Sebab itu pulalah ahli-ahli fatwa kenamaan, mereka ahli-ahli ibadah yang tekun, senantiasa meng-khatam-kan Al-Qur'an setiap hari, gunanya untuk menegakkan iman dan takwa, sehingga fatwa yang dikeluarkan dapat dipertanggung-jawabkan dihadapan Allah ta'ala.

Latar Belakang Turunnya Ayat
Dalam riwayat lain dikemukakan bahwa orang-orang menyembelih qurban sebelum waktu yang ditetapkan oleh Rasulullah . Maka Rasulullah memerintahkan berqurban sekali lagi. Ayat ini (S. 49 : 1) turun sebagai larangan kepada Kaum Mu’minin untuk mendahului ketetapan Allah dan Rasul-Nya. Diriwayatkan oleh Ibnul Mundzir yang bersumber dari al-Hasan.
Keterangan :
Menurut riwayat Ibnu Abid Dun-ya di dalam. Kitabul Adlahi, lafadh riwayat itu seperti berikut : seorang laki-laki mënyembelihnya sebelum shalat (Idul Adha).’

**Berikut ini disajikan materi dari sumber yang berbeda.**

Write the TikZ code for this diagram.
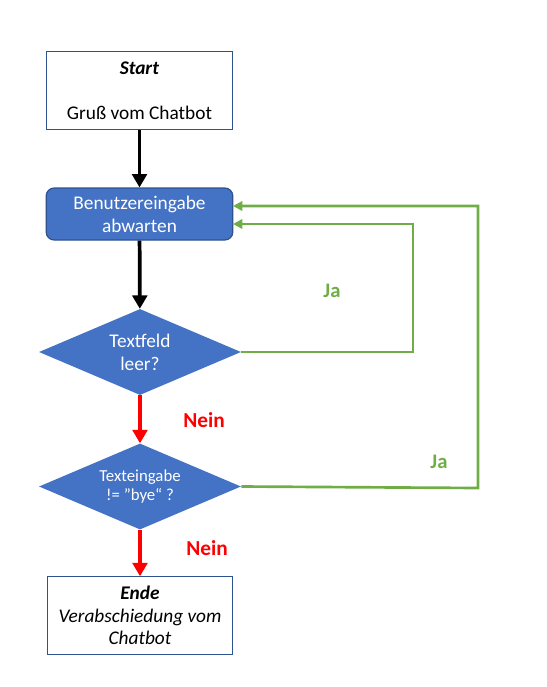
\documentclass[tikz,border=0pt]{standalone}
\usepackage{fontspec}
\setmainfont{Carlito}
\usetikzlibrary{positioning,arrows.meta,shapes.geometric}
\definecolor{colorbox}      {RGB}{68 ,114,196}
\definecolor{colorborder}   {RGB}{47 ,82 ,143}
\definecolor{colorja}       {RGB}{112,173,71 }
\definecolor{colornein}     {RGB}{255,0  ,0  }

\begin{document}
\begin{tikzpicture}[
    x=0.75pt, y=-0.75pt,
    font={\fontsize{14.5}{17.2}\selectfont},
    plain/.style={draw=colorborder,line width=0.9pt,fill=white,minimum width=139pt,minimum height=58pt,align=center,inner sep=0pt},
    input/.style={draw=colorborder,line width=0.9pt,fill=colorbox,rounded corners=6pt,text=white,minimum width=140pt,minimum height=39pt,align=center,inner sep=0pt},
    test/.style={diamond,fill=colorbox,text=white,minimum width=151.5pt,minimum height=64.5pt,aspect=2.35,align=center,inner sep=0pt},
    flow/.style={line width=2.8pt,-{Triangle[width=11pt,length=10pt]}},
    back/.style={draw=colorja,line width=2pt,-{Triangle[width=7pt,length=7pt]}},
    ja/.style={text=colorja,font={\fontsize{15.5}{17}\selectfont\bfseries}},
    nein/.style={text=colornein,font={\fontsize{16}{17}\selectfont\bfseries}},
]
    \useasboundingbox (0,0) rectangle (547,687);

    \node[plain] (start) at (139.5,90.5) {\textbf{\textit{Start}}\\[16.5pt]Gruß vom Chatbot};
    \node[input] (wait) at (139.5,214) {Benutzereingabe\\abwarten};
    \node[test] (empty) at (140,352) {Textfeld\\leer?};
    \node[test,font={\fontsize{12.6}{14.2}\selectfont}] (bye) at (140,486.5) {Texteingabe\\!= \char"22 bye“ ?};
    \node[plain,font={\fontsize{14.5}{16.9}\selectfont\itshape}] (stop) at (140,615.5) {\textbf{Ende}\\Verabschiedung vom\\Chatbot};

    \coordinate (in1) at (233,224);
    \coordinate (in2) at (233,206);

    \draw[flow] (start) -- (wait);
    \draw[flow] (wait) -- (empty);
    \draw[flow,colornein] (empty) -- (bye);
    \draw[flow,colornein] (bye) -- (stop);

    \draw[back] (empty.east) -- (413,352) -- (413,224) -- (in1);
    \draw[back] (bye.east) -- (478,488) -- (478,206) -- (in2);

    \node[ja] (ja1) at (332,291) {Ja};
    \node[ja] (ja2) at (439,462) {Ja};
    \node[nein] (nein1) at (204,420) {Nein};
    \node[nein] (nein2) at (207,548) {Nein};

\end{tikzpicture}
\end{document}
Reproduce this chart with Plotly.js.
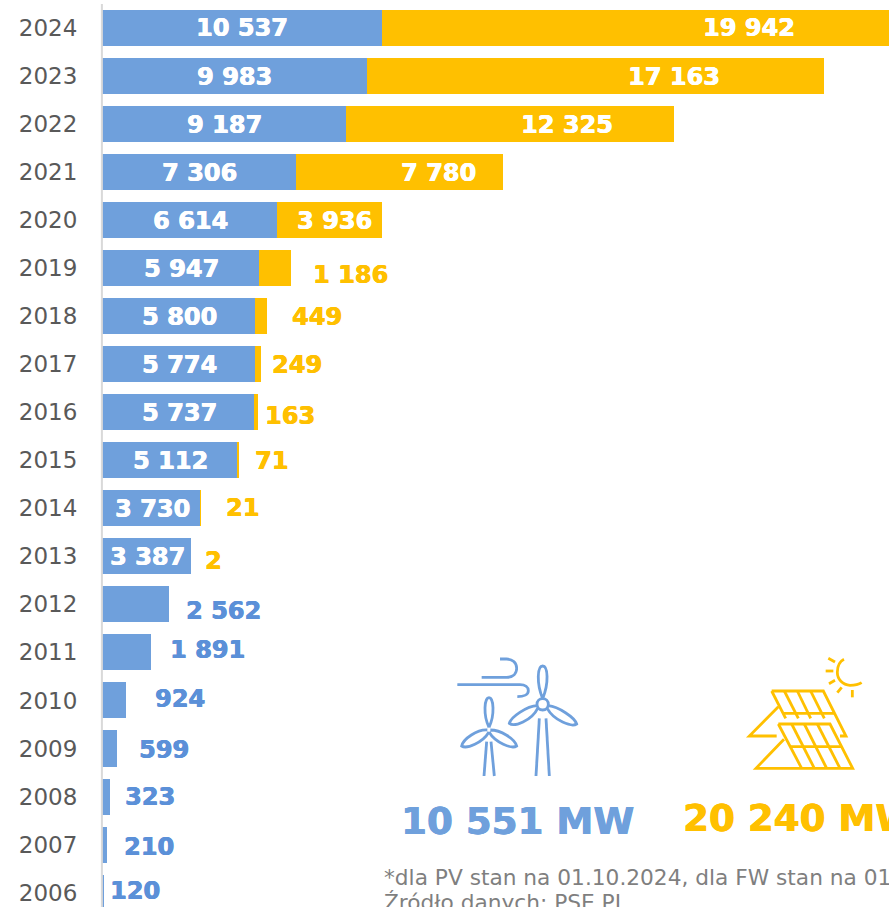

Dalam riwayat lain dikemukakan bahwa orang-orang mendahului shaum sebelum masuk bulan Ramadlan yang ditetapkan oleh Nabi . Ayat ini (S. 49 : 1) turun sebagai teguran kepada mereka. Diriwayatkan oleh at-Thabarani di dalam kitab al-Ausath yang bersumber dari ‘Aisyah.

Dalam riwayat lain dikemukakan bahwa orang-orang pada waktu itu ada yang menghendaki turunnya ayat tentang, sesuatu. Maka turunlah ayat ini (S. 49 : 1) yang melarang mendahului ketetapan Allah dan Rasul-Nya. Diriwayatkan oleh Ibnu Jarir yang bersumber dari Qatadah.
---------------
Bibliography :
Tafsir Al-Azhar Juzu' XXVI, Prof Dr. Haji Abdulmalik Abdulkarim Amrullah (Hamka), Penerbit Pustaka Islam Surabaya, cetakan ketiga 1984, halaman 214 - 217. 
Asbabun Nuzul, KH Qomaruddin, Penerbit CV. Diponegoro Bandung, Cetakan ke -5, 1985, halaman 468
Tafsir Qur'an Al-Furqan, A. Hassan, Penerbit Al Ikhwan Surabaya, Cetakan Kedua 1986, halaman 1014.
Tazkiyatun Nafs, Ibnu Taimiyah, Penerbit : Darus Sunnah Press, Jakarta Timur, Cetakan Pertama : November 2008.